== SUPPLIED MATERIAL

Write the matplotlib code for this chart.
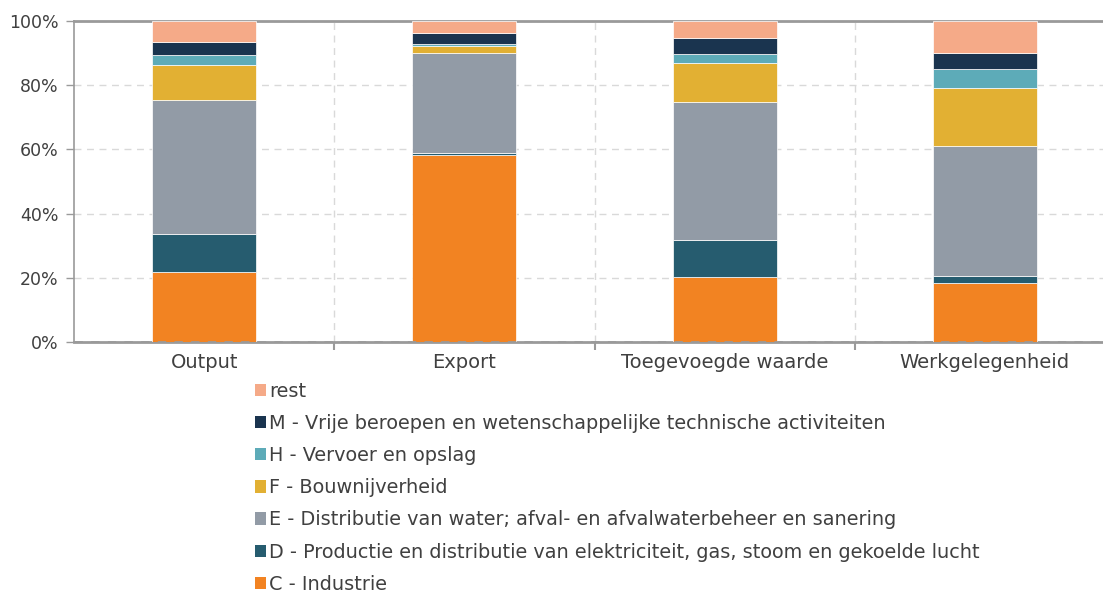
import matplotlib
matplotlib.use("Agg")
import matplotlib.pyplot as plt
from matplotlib.patches import Patch
import numpy as np

categories = ["Output", "Export", "Toegevoegde waarde", "Werkgelegenheid"]
series_names = [
    "C - Industrie",
    "D - Productie en distributie van elektriciteit, gas, stoom en gekoelde lucht",
    "E - Distributie van water; afval- en afvalwaterbeheer en sanering",
    "F - Bouwnijverheid",
    "H - Vervoer en opslag",
    "M - Vrije beroepen en wetenschappelijke technische activiteiten",
    "rest",
]
C = [21.9, 58.4, 20.2, 18.5]
D = [11.7, 0.6, 11.5, 2.0]
E = [41.8, 31.1, 43.0, 40.7]
F = [10.8, 2.1, 12.1, 18.0]
H = [3.1, 0.6, 3.0, 5.8]
M = [4.3, 3.5, 4.9, 5.1]
rest = [6.4, 3.7, 5.3, 9.9]
colors = ["#F28322", "#265C6F", "#929BA6", "#E2B033", "#5DABB8", "#1A344F", "#F5AA88"]

txt = "#404040"
grid_c = "#D9D9D9"
axis_c = "#9A9A9A"

fig = plt.figure(figsize=(11.03, 5.96), dpi=100)
# axes runs slightly past the right edge, like the reference
ax = fig.add_axes([0.0671, 0.4262, 0.9438, 0.5386])

x = np.arange(len(categories))
bottom = np.zeros(len(categories))
handles = []
for name, vals, col in zip(series_names, [C, D, E, F, H, M, rest], colors):
    ax.bar(x, vals, 0.4, bottom=bottom, color=col, edgecolor="white", linewidth=0.5, zorder=3)
    bottom += np.array(vals)
    handles.append(Patch(facecolor=col, label=name))

ax.set_xlim(-0.5, 3.5)
ax.set_ylim(0, 100)
ax.set_yticks([0, 20, 40, 60, 80, 100])
ax.set_yticklabels(["0%", "20%", "40%", "60%", "80%", "100%"])
ax.set_xticks(x)
ax.set_xticklabels(categories)
ax.set_xticks([0.5, 1.5, 2.5], minor=True)
ax.tick_params(axis="x", which="major", length=0, labelsize=14, colors=txt, pad=8)
ax.tick_params(axis="x", which="minor", length=6, width=1.5, color=axis_c)
ax.tick_params(axis="y", length=6, width=1, color=axis_c, labelsize=12.5, labelcolor=txt, pad=5)

ax.grid(axis="y", color=grid_c, linestyle=(0, (5, 4)), linewidth=1, zorder=0)
ax.grid(axis="x", which="minor", color=grid_c, linestyle=(0, (5, 4)), linewidth=1, zorder=0)
ax.axhline(0, color=axis_c, linestyle=(0, (3, 3)), linewidth=2, zorder=4)

for s in ["top", "bottom"]:
    ax.spines[s].set_color(axis_c)
    ax.spines[s].set_linewidth(2)
ax.spines["left"].set_color(axis_c)
ax.spines["left"].set_linewidth(1.2)
ax.spines["right"].set_visible(False)

fig.legend(handles=handles[::-1], loc="upper left", bbox_to_anchor=(0.222, 0.376),
           frameon=False, fontsize=13.9, labelcolor=txt, handlelength=0.62,
           handleheight=0.62, handletextpad=0.15, labelspacing=0.685, borderpad=0)

fig.savefig("out.png", dpi=100)
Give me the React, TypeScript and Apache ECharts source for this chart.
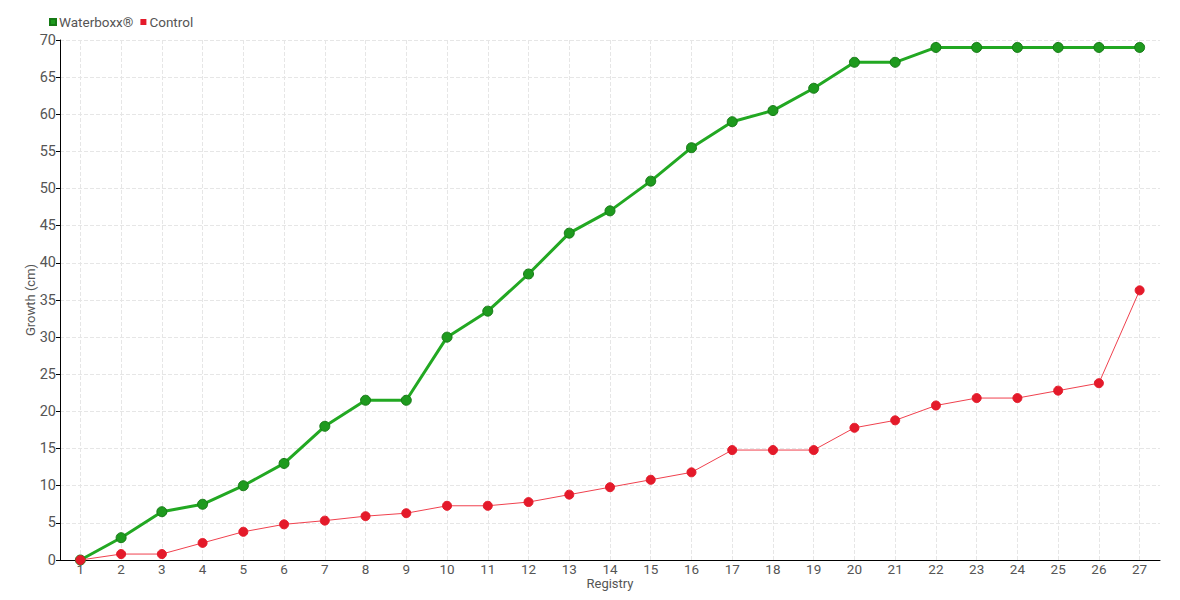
import React, { useEffect, useRef } from "react";
import * as echarts from "echarts";

const categories = ["1","2","3","4","5","6","7","8","9","10","11","12","13","14","15","16","17","18","19","20","21","22","23","24","25","26","27"];
const waterboxx = [0, 3, 6.5, 7.5, 10, 13, 18, 21.5, 21.5, 30, 33.5, 38.5, 44, 47, 51, 55.5, 59, 60.5, 63.5, 67, 67, 69, 69, 69, 69, 69, 69];
const control = [0, 0.8, 0.8, 2.3, 3.8, 4.8, 5.3, 5.9, 6.3, 7.3, 7.3, 7.8, 8.8, 9.8, 10.8, 11.8, 14.8, 14.8, 14.8, 17.8, 18.8, 20.8, 21.8, 21.8, 22.8, 23.8, 36.3];

const FONT = "Roboto, 'DejaVu Sans', sans-serif";

export default function App() {
  const ref = useRef<HTMLDivElement>(null);
  useEffect(() => {
    const chart = echarts.init(ref.current!, null, { renderer: "svg" });
    chart.setOption({
      animation: false,
      textStyle: { fontFamily: FONT, color: "#555" },
      legend: {
        left: 49,
        top: 15,
        padding: 0,
        itemWidth: 6,
        itemHeight: 6,
        itemGap: 7,
        icon: "rect",
        textStyle: { fontFamily: FONT, fontSize: 13.5, color: "#555", padding: [0, 0, 0, -2] },
        data: ["Waterboxx®", "Control"],
      },
      grid: { left: 60, right: 20, top: 40, bottom: 40, outerBoundsMode: "none", containLabel: false },
      xAxis: {
        type: "category",
        data: categories,
        boundaryGap: true,
        name: "Registry",
        nameLocation: "middle",
        nameGap: 23,
        nameMoveOverlap: false,
        nameTextStyle: { fontFamily: FONT, fontSize: 13, color: "#555", verticalAlign: "middle", lineHeight: 13 },
        axisLine: { lineStyle: { color: "#000", width: 1 } },
        axisTick: { alignWithLabel: true, length: 4, lineStyle: { color: "#000" } },
        axisLabel: { fontFamily: FONT, fontSize: 13.5, color: "#555", margin: 2 },
        splitLine: { show: true, alignWithLabel: true, lineStyle: { color: "#e6e6e6", type: "dashed" } },
      },
      yAxis: {
        type: "value",
        min: 0,
        max: 70,
        interval: 5,
        name: "Growth (cm)",
        nameLocation: "middle",
        nameGap: 30,
        nameMoveOverlap: false,
        nameTextStyle: { fontFamily: FONT, fontSize: 13, color: "#555", verticalAlign: "middle", lineHeight: 13 },
        axisLine: { show: true, lineStyle: { color: "#000", width: 1 } },
        axisTick: { show: true, length: 4, lineStyle: { color: "#000" } },
        axisLabel: { fontFamily: FONT, fontSize: 14.5, color: "#555", margin: 4 },
        splitLine: { show: true, lineStyle: { color: "#e6e6e6", type: "dashed" } },
      },
      series: [
        {
          name: "Control",
          type: "line",
          data: control,
          symbol: "circle",
          symbolSize: 9,
          z: 3,
          itemStyle: { color: "#e41a2a", borderColor: "#e41a2a" },
          lineStyle: { color: "#f0414e", width: 1 },
        },
        {
          name: "Waterboxx®",
          type: "line",
          data: waterboxx,
          symbol: "circle",
          symbolSize: 10,
          z: 2,
          itemStyle: { color: "#1e9a1e", borderColor: "#157a15", borderWidth: 1 },
          lineStyle: { color: "#22a822", width: 3 },
        },
      ],
    });
    return () => chart.dispose();
  }, []);
  return <div ref={ref} style={{ width: 1180, height: 600, margin: -8 }} />;
}
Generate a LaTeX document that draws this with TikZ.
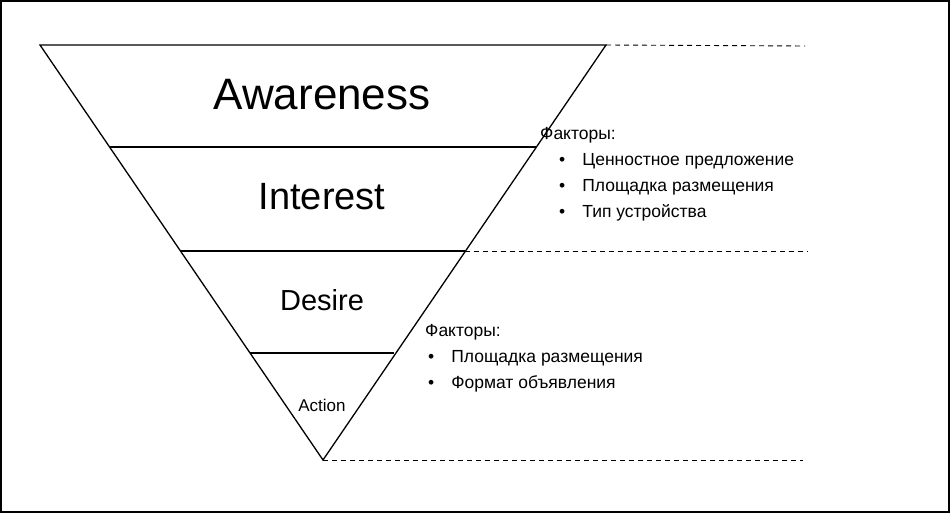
\documentclass[tikz,border=0pt]{standalone}
\usepackage{fontspec}
\setmainfont{Liberation Sans}
\usetikzlibrary{positioning}
\tikzset{
  funnel/.style={black, line width=1.3pt},
  guide/.style={black, dashed, line width=0.9pt, dash pattern=on 5pt off 4pt},
  stage/.style={inner sep=0pt, anchor=center},
  factors/.style={inner sep=0pt, anchor=north west, align=left, font=\fontsize{17.5}{26}\selectfont}
}
\begin{document}
\begin{tikzpicture}[x=1pt, y=-1pt]
    \useasboundingbox (0,0) rectangle (950,513);
    \draw[black, line width=1.5pt] (1,1) rectangle (949,512);
    % funnel outline
    \coordinate (tl) at (40,45);
    \coordinate (tr) at (606,45);
    \coordinate (tip) at (323,460);
    \draw[funnel] (tl) -- (tr) -- (tip) -- cycle;
    \draw[funnel] (109.5,147) -- (535.5,147);
    \draw[funnel] (180.5,251) -- (464.5,251);
    \draw[funnel] (250,353) -- (394,353);
    % dashed guides
    \draw[guide] (tr) -- (805,46);
    \draw[guide] (464.5,251) -- (808,251);
    \draw[guide] (tip) -- (803,460);
    % stage labels
    \node[stage, font=\fontsize{44}{44}\selectfont] (aware) at (322,95) {Awareness};
    \node[stage, font=\fontsize{38}{38}\selectfont] (inter) at (322,197) {Interest};
    \node[stage, font=\fontsize{29}{29}\selectfont] (desire) at (322,300) {Desire};
    \node[stage, font=\fontsize{17}{17}\selectfont] (action) at (322,405) {Action};
    % factor lists
    \node[factors] (fac1) at (540,127) {Факторы:\\
      \hspace*{19pt}\textbullet\hspace{17pt}Ценностное предложение\\
      \hspace*{19pt}\textbullet\hspace{17pt}Площадка размещения\\
      \hspace*{19pt}\textbullet\hspace{17pt}Тип устройства};
    \node[factors] (fac2) at (425,324) {Факторы:\\
      \hspace*{3pt}\textbullet\hspace{17pt}Площадка размещения\\
      \hspace*{3pt}\textbullet\hspace{17pt}Формат объявления};
\end{tikzpicture}
\end{document}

====

* THE REQUEST *
Pull out all lines from the entries above that include the word "React".

* FINAL RESULT *
Give me the React, TypeScript and Apache ECharts source for this chart.
import React, { useEffect, useRef } from "react";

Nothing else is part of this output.